After uploading to Blob Storage, register the dataset as an asset in Azure ML.


In [None]:
if not asset_exists:
    # Register the asset in Azure ML
    blob_url = f"https://{azure_storage_account_name}.blob.core.windows.net/{container_name}/{unique_folder_path}"
    data_asset = Data(
        path=blob_url,
        type=AssetTypes.URI_FOLDER,
        description=asset_description,
        name=asset_name,
        tags={"hash": asset_hash},  # Tagging the asset with the computed hash
    )

    registered_asset = ml_client.data.create_or_update(data_asset)
    print(
        f"New {asset_type} registered in the workspace: {asset_name} with version {registered_asset.version}"
    )
    existing_asset_info = {
        f"asset_name": registered_asset.name,
        f"asset_version": registered_asset.version,
    }

## Results

If the asset was uploaded and registered, or if it already existed, the asset name and version are displayed below.

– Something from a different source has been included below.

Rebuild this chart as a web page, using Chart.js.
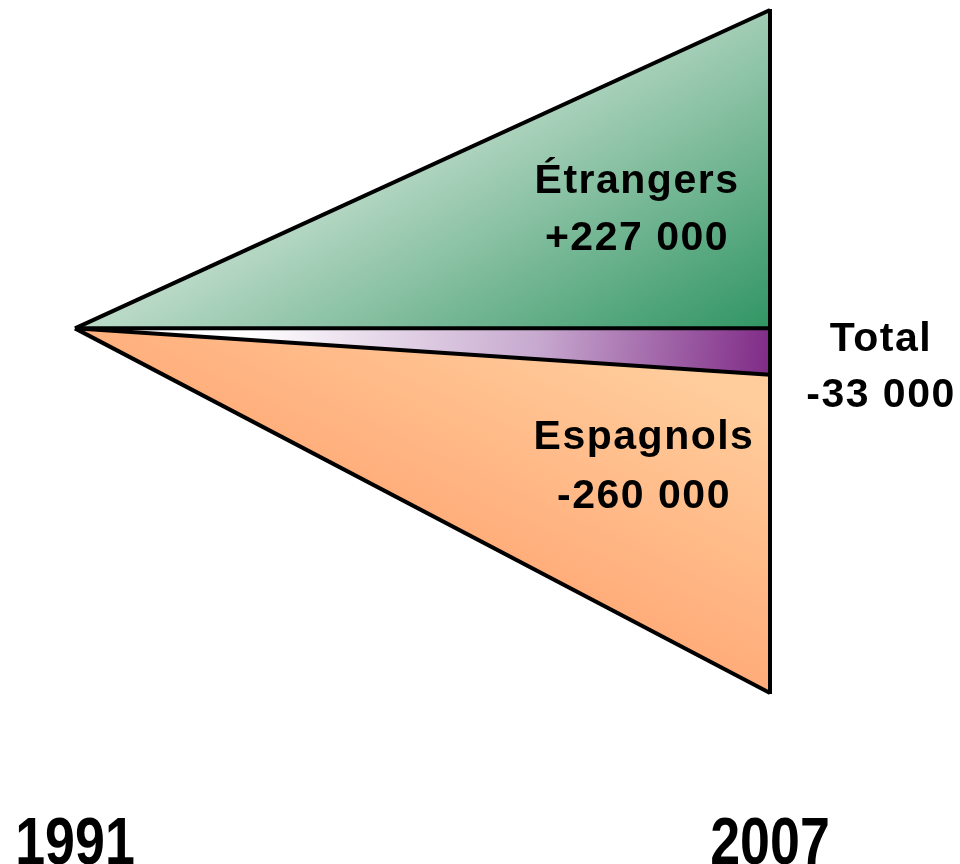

**You can use these results to add a tag to the AML job, creating a link to the dataset used.**

In [None]:
if existing_asset_info:
    print(
        f"Asset name: {existing_asset_info['asset_name']}, version: {existing_asset_info['asset_version']} found"
    )
else:
    print("No action taken.")

### Troubleshooting

1. **Permission Issues:**  
   - Ensure that your Azure Active Directory (AAD) account has the appropriate permissions:
     - **Azure Machine Learning:** 'Contributor' or 'Owner' role for the resource group containing the Azure ML workspace.
     - **Storage Account:** 'Storage Blob Data Contributor' role for the specific storage account used in your operations.

2. **Path Error:**  
   - The dataset path (`asset_path`) must be an absolute path. Modify this path based on your environment to point to the correct location of the data files.

3. **Asset Registration Issues:**  
   - If you encounter an error stating that an asset already exists, ensure that you have a unique asset name or update the existing asset version if necessary.

4. **Tagging:**  
   - Each dataset is tagged with its computed hash. This tag is used to verify the uniqueness of the dataset in Azure ML. 
   Make sure to include the hash tag when registering a new dataset.